== SHORT PROBLEM ==
Quote each line of the material verbatim, without the pictures.

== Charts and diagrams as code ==
----

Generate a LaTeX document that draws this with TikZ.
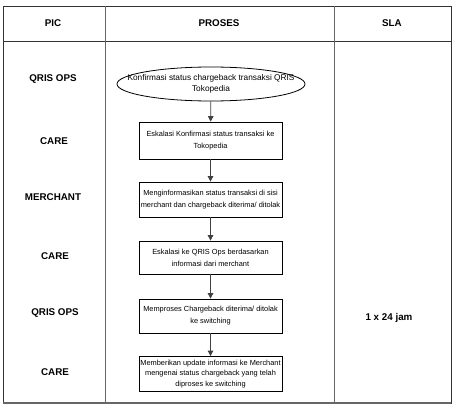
\documentclass[tikz,border=0pt]{standalone}
\usepackage{fontspec}
\setmainfont{Liberation Sans}
\usetikzlibrary{shapes.geometric,arrows.meta}
\begin{document}
\begin{tikzpicture}[x=1pt,y=-1pt,
  grid/.style={draw=black!80,line width=0.8pt},
  colline/.style={draw=black!60,line width=0.8pt},
  lbl/.style={font=\fontsize{9.8pt}{11pt}\selectfont\bfseries,inner sep=0pt},
  procbox/.style={draw=black,line width=0.8pt,minimum width=143pt,minimum height=35pt,inner sep=0pt,align=center,font=\fontsize{7.4pt}{12pt}\selectfont},
  startnode/.style={ellipse,draw=black,line width=0.8pt,minimum width=188pt,minimum height=34pt,inner xsep=-26pt,inner ysep=0pt,align=center,font=\fontsize{8.3pt}{11.5pt}\selectfont},
  flow/.style={draw=black!75,line width=0.8pt,-{Triangle[length=5.5pt,width=5.5pt]}}
]
\useasboundingbox (0,0) rectangle (454,412);
\fill[white] (0,0) rectangle (454,412);
% table
\draw[grid] (3,6) rectangle (451,403);
\draw[grid] (3,41) -- (451,41);
\draw[colline] (105,6) -- (105,403);
\draw[colline] (334,6) -- (334,403);
\draw[draw=black!60,line width=1.2pt] (3,403) -- (451,403);
% header
\node[lbl] (hpic) at (53,23.5) {PIC};
\node[lbl] (hproses) at (219,23.5) {PROSES};
\node[lbl] (hsla) at (392,23.5) {SLA};
% PIC labels
\node[lbl] (p1) at (53,79) {QRIS OPS};
\node[lbl] (p2) at (54,141) {CARE};
\node[lbl] (p3) at (53,197) {MERCHANT};
\node[lbl] (p4) at (55,256) {CARE};
\node[lbl] (p5) at (55,313) {QRIS OPS};
\node[lbl] (p6) at (55,372) {CARE};
% SLA
\node[lbl] (sla) at (389,318) {1 x 24 jam};
% process
\node[startnode] (s0) at (211,84) {Konfirmasi status chargeback transaksi QRIS\\Tokopedia};
\node[procbox,minimum height=37pt] (b1) at (210.5,140.5) {Eskalasi Konfirmasi status transaksi ke\\Tokopedia};
\node[procbox] (b2) at (210.5,199.5) {Menginformasikan status transaksi di sisi\\merchant dan chargeback diterima/ ditolak};
\node[procbox,minimum height=33pt] (b3) at (210.5,257.5) {Eskalasi ke QRIS Ops berdasarkan\\informasi dari merchant};
\node[procbox,minimum height=34pt] (b4) at (210.5,316) {Memproses Chargeback diterima/ ditolak\\ke switching};
\node[procbox,font=\fontsize{7.4pt}{10.6pt}\selectfont] (b5) at (210.5,374) {Memberikan update informasi ke Merchant\\mengenai status chargeback yang telah\\diproses ke switching};
% arrows
\draw[flow] (s0) -- (b1);
\draw[flow] (b1) -- (b2);
\draw[flow] (b2) -- (b3);
\draw[flow] (b3) -- (b4);
\draw[flow] (b4) -- (b5);
\end{tikzpicture}
\end{document}
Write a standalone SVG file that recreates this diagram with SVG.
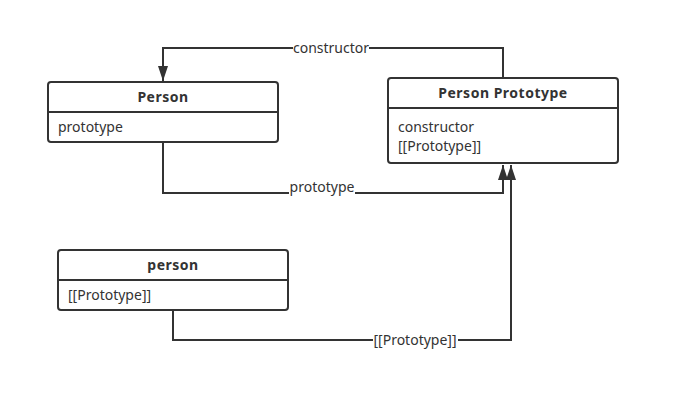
<svg xmlns="http://www.w3.org/2000/svg" width="680" height="401" viewBox="0 0 680 401">
<style>
.box{fill:#fff;stroke:#333;stroke-width:2}
.div{stroke:#333;stroke-width:2}
.t{font-family:"Noto Sans","Open Sans",sans-serif;font-size:14px;fill:#333}
.b{font-weight:bold;text-anchor:middle;letter-spacing:0.5px}
.c{fill:none;stroke:#333;stroke-width:2}
.lbl{text-anchor:middle}
</style>
<defs>
<marker id="ah" viewBox="0 0 15 10" refX="15" refY="5" markerWidth="15" markerHeight="10" markerUnits="userSpaceOnUse" orient="auto">
<path d="M0,0 L15,5 L0,10 Z" fill="#333"/>
</marker>
</defs>
<rect width="680" height="401" fill="#fff"/>
<g id="connectors">
<path class="c" d="M503,78 V48 H163 V81" marker-end="url(#ah)"/>
<path class="c" d="M163,142 V193 H503 V165" marker-end="url(#ah)"/>
<path class="c" d="M173,310 V340 H511 V165" marker-end="url(#ah)"/>
<rect x="293" y="40" width="76" height="16" fill="#fff"/>
<text class="t lbl" x="331" y="53">constructor</text>
<rect x="289" y="179" width="66" height="16" fill="#fff"/>
<text class="t lbl" x="322" y="192">prototype</text>
<rect x="373" y="332" width="85" height="16" fill="#fff"/>
<text class="t lbl" x="415" y="345">[[Prototype]]</text>
</g>
<g id="Person">
<rect class="box" x="48" y="82" width="230" height="60" rx="3"/>
<line class="div" x1="48" y1="112" x2="278" y2="112"/>
<text class="t b" x="163" y="102">Person</text>
<text class="t" x="58" y="132">prototype</text>
</g>
<g id="PersonPrototype">
<rect class="box" x="388" y="78" width="230" height="85" rx="3"/>
<line class="div" x1="388" y1="108" x2="618" y2="108"/>
<text class="t b" x="503" y="98">Person Prototype</text>
<text class="t" x="398" y="132">constructor</text>
<text class="t" x="398" y="151">[[Prototype]]</text>
</g>
<g id="person">
<rect class="box" x="58" y="250" width="230" height="60" rx="3"/>
<line class="div" x1="58" y1="280" x2="288" y2="280"/>
<text class="t b" x="173" y="270">person</text>
<text class="t" x="68" y="300">[[Prototype]]</text>
</g>
</svg>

----

== ANSWER ==
Generate a LaTeX document that draws this with TikZ.
\documentclass[tikz,border=0pt]{standalone}
\usepackage{fontspec}
\setmainfont{Liberation Sans}
\usetikzlibrary{shapes.geometric,arrows.meta}
\begin{document}
\begin{tikzpicture}[x=1pt,y=-1pt,
  grid/.style={draw=black!80,line width=0.8pt},
  colline/.style={draw=black!60,line width=0.8pt},
  lbl/.style={font=\fontsize{9.8pt}{11pt}\selectfont\bfseries,inner sep=0pt},
  procbox/.style={draw=black,line width=0.8pt,minimum width=143pt,minimum height=35pt,inner sep=0pt,align=center,font=\fontsize{7.4pt}{12pt}\selectfont},
  startnode/.style={ellipse,draw=black,line width=0.8pt,minimum width=188pt,minimum height=34pt,inner xsep=-26pt,inner ysep=0pt,align=center,font=\fontsize{8.3pt}{11.5pt}\selectfont},
  flow/.style={draw=black!75,line width=0.8pt,-{Triangle[length=5.5pt,width=5.5pt]}}
]
\useasboundingbox (0,0) rectangle (454,412);
\fill[white] (0,0) rectangle (454,412);
% table
\draw[grid] (3,6) rectangle (451,403);
\draw[grid] (3,41) -- (451,41);
\draw[colline] (105,6) -- (105,403);
\draw[colline] (334,6) -- (334,403);
\draw[draw=black!60,line width=1.2pt] (3,403) -- (451,403);
% header
\node[lbl] (hpic) at (53,23.5) {PIC};
\node[lbl] (hproses) at (219,23.5) {PROSES};
\node[lbl] (hsla) at (392,23.5) {SLA};
% PIC labels
\node[lbl] (p1) at (53,79) {QRIS OPS};
\node[lbl] (p2) at (54,141) {CARE};
\node[lbl] (p3) at (53,197) {MERCHANT};
\node[lbl] (p4) at (55,256) {CARE};
\node[lbl] (p5) at (55,313) {QRIS OPS};
\node[lbl] (p6) at (55,372) {CARE};
% SLA
\node[lbl] (sla) at (389,318) {1 x 24 jam};
% process
\node[startnode] (s0) at (211,84) {Konfirmasi status chargeback transaksi QRIS\\Tokopedia};
\node[procbox,minimum height=37pt] (b1) at (210.5,140.5) {Eskalasi Konfirmasi status transaksi ke\\Tokopedia};
\node[procbox] (b2) at (210.5,199.5) {Menginformasikan status transaksi di sisi\\merchant dan chargeback diterima/ ditolak};
\node[procbox,minimum height=33pt] (b3) at (210.5,257.5) {Eskalasi ke QRIS Ops berdasarkan\\informasi dari merchant};
\node[procbox,minimum height=34pt] (b4) at (210.5,316) {Memproses Chargeback diterima/ ditolak\\ke switching};
\node[procbox,font=\fontsize{7.4pt}{10.6pt}\selectfont] (b5) at (210.5,374) {Memberikan update informasi ke Merchant\\mengenai status chargeback yang telah\\diproses ke switching};
% arrows
\draw[flow] (s0) -- (b1);
\draw[flow] (b1) -- (b2);
\draw[flow] (b2) -- (b3);
\draw[flow] (b3) -- (b4);
\draw[flow] (b4) -- (b5);
\end{tikzpicture}
\end{document}
Write a standalone SVG file that recreates this diagram with SVG.
<svg xmlns="http://www.w3.org/2000/svg" width="680" height="401" viewBox="0 0 680 401">
<style>
.box{fill:#fff;stroke:#333;stroke-width:2}
.div{stroke:#333;stroke-width:2}
.t{font-family:"Noto Sans","Open Sans",sans-serif;font-size:14px;fill:#333}
.b{font-weight:bold;text-anchor:middle;letter-spacing:0.5px}
.c{fill:none;stroke:#333;stroke-width:2}
.lbl{text-anchor:middle}
</style>
<defs>
<marker id="ah" viewBox="0 0 15 10" refX="15" refY="5" markerWidth="15" markerHeight="10" markerUnits="userSpaceOnUse" orient="auto">
<path d="M0,0 L15,5 L0,10 Z" fill="#333"/>
</marker>
</defs>
<rect width="680" height="401" fill="#fff"/>
<g id="connectors">
<path class="c" d="M503,78 V48 H163 V81" marker-end="url(#ah)"/>
<path class="c" d="M163,142 V193 H503 V165" marker-end="url(#ah)"/>
<path class="c" d="M173,310 V340 H511 V165" marker-end="url(#ah)"/>
<rect x="293" y="40" width="76" height="16" fill="#fff"/>
<text class="t lbl" x="331" y="53">constructor</text>
<rect x="289" y="179" width="66" height="16" fill="#fff"/>
<text class="t lbl" x="322" y="192">prototype</text>
<rect x="373" y="332" width="85" height="16" fill="#fff"/>
<text class="t lbl" x="415" y="345">[[Prototype]]</text>
</g>
<g id="Person">
<rect class="box" x="48" y="82" width="230" height="60" rx="3"/>
<line class="div" x1="48" y1="112" x2="278" y2="112"/>
<text class="t b" x="163" y="102">Person</text>
<text class="t" x="58" y="132">prototype</text>
</g>
<g id="PersonPrototype">
<rect class="box" x="388" y="78" width="230" height="85" rx="3"/>
<line class="div" x1="388" y1="108" x2="618" y2="108"/>
<text class="t b" x="503" y="98">Person Prototype</text>
<text class="t" x="398" y="132">constructor</text>
<text class="t" x="398" y="151">[[Prototype]]</text>
</g>
<g id="person">
<rect class="box" x="58" y="250" width="230" height="60" rx="3"/>
<line class="div" x1="58" y1="280" x2="288" y2="280"/>
<text class="t b" x="173" y="270">person</text>
<text class="t" x="68" y="300">[[Prototype]]</text>
</g>
</svg>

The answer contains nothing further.